Entanglement of trapped Rydberg atoms by chirped laser pulses
Prof. Dr. Svetlana Malinovskaya (Stevens Institute of Technology, New Jersey, USA)

Atoms in their highly excited electronic states, referred to as Rydberg atoms, have extraordinary nonlinear optical properties. Such atoms are highly polarizable and interact with each other via the dipole-dipole or the van-der-Waals interactions. Owing to these interactions, Rydberg atoms in optical traps possess the condensed matter-like collective behavior. They serve as a viable platform to study quantum many-body physics. Spin degrees of freedom of trapped Rydberg atoms bring rich new physics including quantum magnetism, quantum phases, and entanglement - a crucial resource in many quantum information and quantum communication tasks.
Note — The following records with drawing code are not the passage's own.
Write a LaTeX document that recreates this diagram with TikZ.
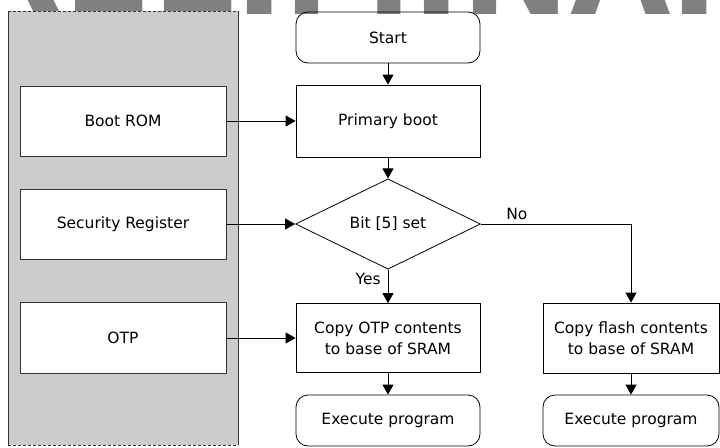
\documentclass[tikz,border=0pt]{standalone}
\usepackage{fontspec}
\setmainfont{DejaVu Sans}
\usepackage{tikz}
\usetikzlibrary{shapes.geometric}
\usetikzlibrary{arrows.meta}
\definecolor{panelgray}{RGB}{204, 204, 204}
\definecolor{markgray}{RGB}{128, 128, 128}
\definecolor{edgegray}{RGB}{51, 51, 51}

\begin{document}
\begin{tikzpicture}[x=1pt, y=-1pt,
    font=\fontsize{15.5}{21}\selectfont,
    every node/.style={inner sep=0pt, align=center},
    flowbox/.style={draw, line width=0.8pt, minimum width=184pt},
    termbox/.style={flowbox, rounded corners=12pt, minimum height=51pt},
    srcbox/.style={draw=edgegray, fill=white, line width=0.8pt, minimum width=206pt, minimum height=70pt},
    decide/.style={draw, diamond, line width=0.8pt, minimum width=185pt, minimum height=85pt},
    flow/.style={line width=0.8pt, -{Triangle[length=10pt, width=11pt]}}]
            \useasboundingbox (0,0) rectangle (720,447);
            % Watermark
            \begin{scope}
            \clip (0,0) rectangle (720,447);
            \node[anchor=base west, text=markgray, font=\fontsize{130}{130}\selectfont\bfseries] (mark) at (-132,14) {PRELIMINARY};
            \end{scope}
            % Memory panel
            \fill[panelgray]                                                  (8,11) rectangle (238,445);
            \draw[edgegray, line width=0.8pt]                                 (8,11) -- (8,445) (238,11) -- (238,445);
            \draw[edgegray, line width=0.8pt, dash pattern=on 3pt off 2pt]    (8,11) -- (238,11) (8,445) -- (238,445);
            \node[srcbox]                                  (bootrom)   at (123,121)   {Boot ROM};
            \node[srcbox]                                  (secreg)    at (123,224)   {Security Register};
            \node[srcbox, minimum height=71pt]             (otp)       at (123,338)   {OTP};
            % Boot flow
            \node[termbox]                                 (start)     at (388,37.5)  {Start};
            \node[flowbox, minimum height=72pt]            (primary)   at (388,121)   {Primary boot};
            \node[decide]                                  (bitset)    at (388,224)   {Bit [5] set};
            \node[flowbox, minimum height=69pt]            (copyotp)   at (388,338)   {Copy OTP contents\\to base of SRAM};
            \node[termbox]                                 (execotp)   at (388,420.5) {Execute program};
            \node[flowbox, minimum width=176pt, minimum height=70pt] (copyflash) at (631,338) {Copy flash contents\\to base of SRAM};
            \node[termbox, minimum width=176pt]            (execflash) at (631,420.5) {Execute program};
            % Connectors
            \draw[flow] (start) -- (primary);
            \draw[flow] (primary) -- (bitset);
            \draw[flow] (bitset) -- node[pos=0.27, left=7pt] {Yes} (copyotp);
            \draw[flow] (bitset.east) -| node[pos=0.12, above=4pt] {No} (copyflash.north);
            \draw[flow] (copyotp) -- (execotp);
            \draw[flow] (copyflash) -- (execflash);
            \draw[flow] (bootrom) -- (primary);
            \draw[flow] (secreg) -- (bitset);
            \draw[flow] (otp) -- (copyotp);
\end{tikzpicture}
\end{document}
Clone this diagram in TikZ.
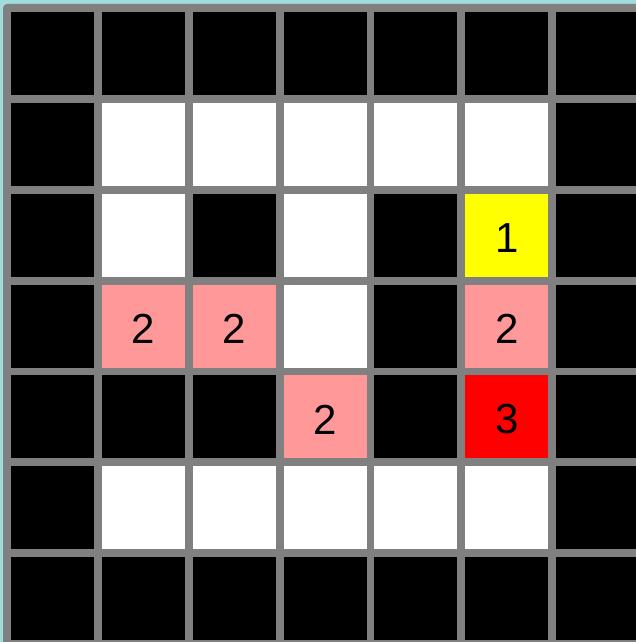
\documentclass[tikz,border=0pt]{standalone}
\usepackage{fontspec}
\setmainfont{Liberation Sans}
\definecolor{bgcyan}{RGB}{160,220,220}
\definecolor{gridgray}{RGB}{128,128,128}
\definecolor{pinkc}{RGB}{255,153,153}
\definecolor{yellowc}{RGB}{255,255,0}
\definecolor{redc}{RGB}{255,0,0}
\begin{document}
\begin{tikzpicture}[x=1pt,y=-1pt,
  cellbox/.style={draw=none,minimum width=83pt,minimum height=83pt,inner sep=0pt,anchor=north west},
  blk/.style={cellbox,fill=black},
  wht/.style={cellbox,fill=white},
  pnk/.style={cellbox,fill=pinkc},
  ylw/.style={cellbox,fill=yellowc},
  rd/.style={cellbox,fill=redc},
  num/.style={inner sep=0pt,yshift=-2.5pt,font=\fontsize{42}{42}\selectfont}]
\useasboundingbox (0,0) rectangle (636,642);
\clip (0,0) rectangle (636,642);
\fill[bgcyan] (0,0) rectangle (636,642);
\fill[gridgray,rounded corners=4pt] (3,4) rectangle (660,670);
\foreach \r/\row in {0/{blk,blk,blk,blk,blk,blk,blk},
                     1/{blk,wht,wht,wht,wht,wht,blk},
                     2/{blk,wht,blk,wht,blk,ylw,blk},
                     3/{blk,pnk,pnk,wht,blk,pnk,blk},
                     4/{blk,blk,blk,pnk,blk,rd,blk},
                     5/{blk,wht,wht,wht,wht,wht,blk},
                     6/{blk,blk,blk,blk,blk,blk,blk}}{
  \foreach \s [count=\c from 0] in \row {
    \node[\s] (cell-\r-\c) at ({11+90.8*\c},{12+90.8*\r}) {};
  }
}
\node[num] (n1) at (cell-2-5.center) {1};
\node[num] (n2) at (cell-3-1.center) {2};
\node[num] (n3) at (cell-3-2.center) {2};
\node[num] (n4) at (cell-3-5.center) {2};
\node[num] (n5) at (cell-4-3.center) {2};
\node[num] (n6) at (cell-4-5.center) {3};
\end{tikzpicture}
\end{document}
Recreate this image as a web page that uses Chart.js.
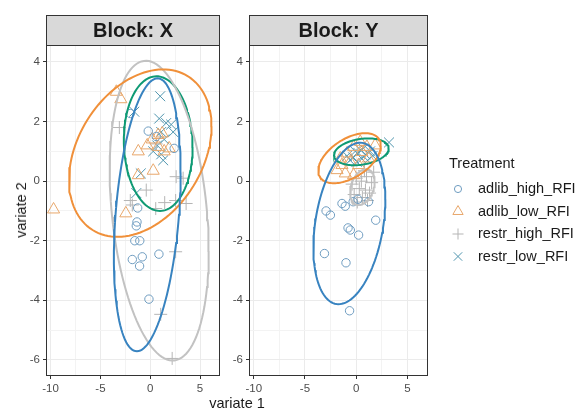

In this talk, I will present a study of alkali rubidium atoms trapped in an optical lattice and controllably excited to the Rydberg states by linearly chirped laser pulses [1]. I will introduce a quantum control methodology to create entangled states of two typical classes, the W and the Greenberger-Horne-Zeilinger (GHZ) [2]. I will show that the entangled states of Rydberg atoms can be used to create the multiphoton entangled radiation states in a cavity and in free space [3]. The methodology exploits chirped-pulse adiabatic passage and provides a key step toward the resolution of a general problem of creating entanglement in high-dimensional quantum entities.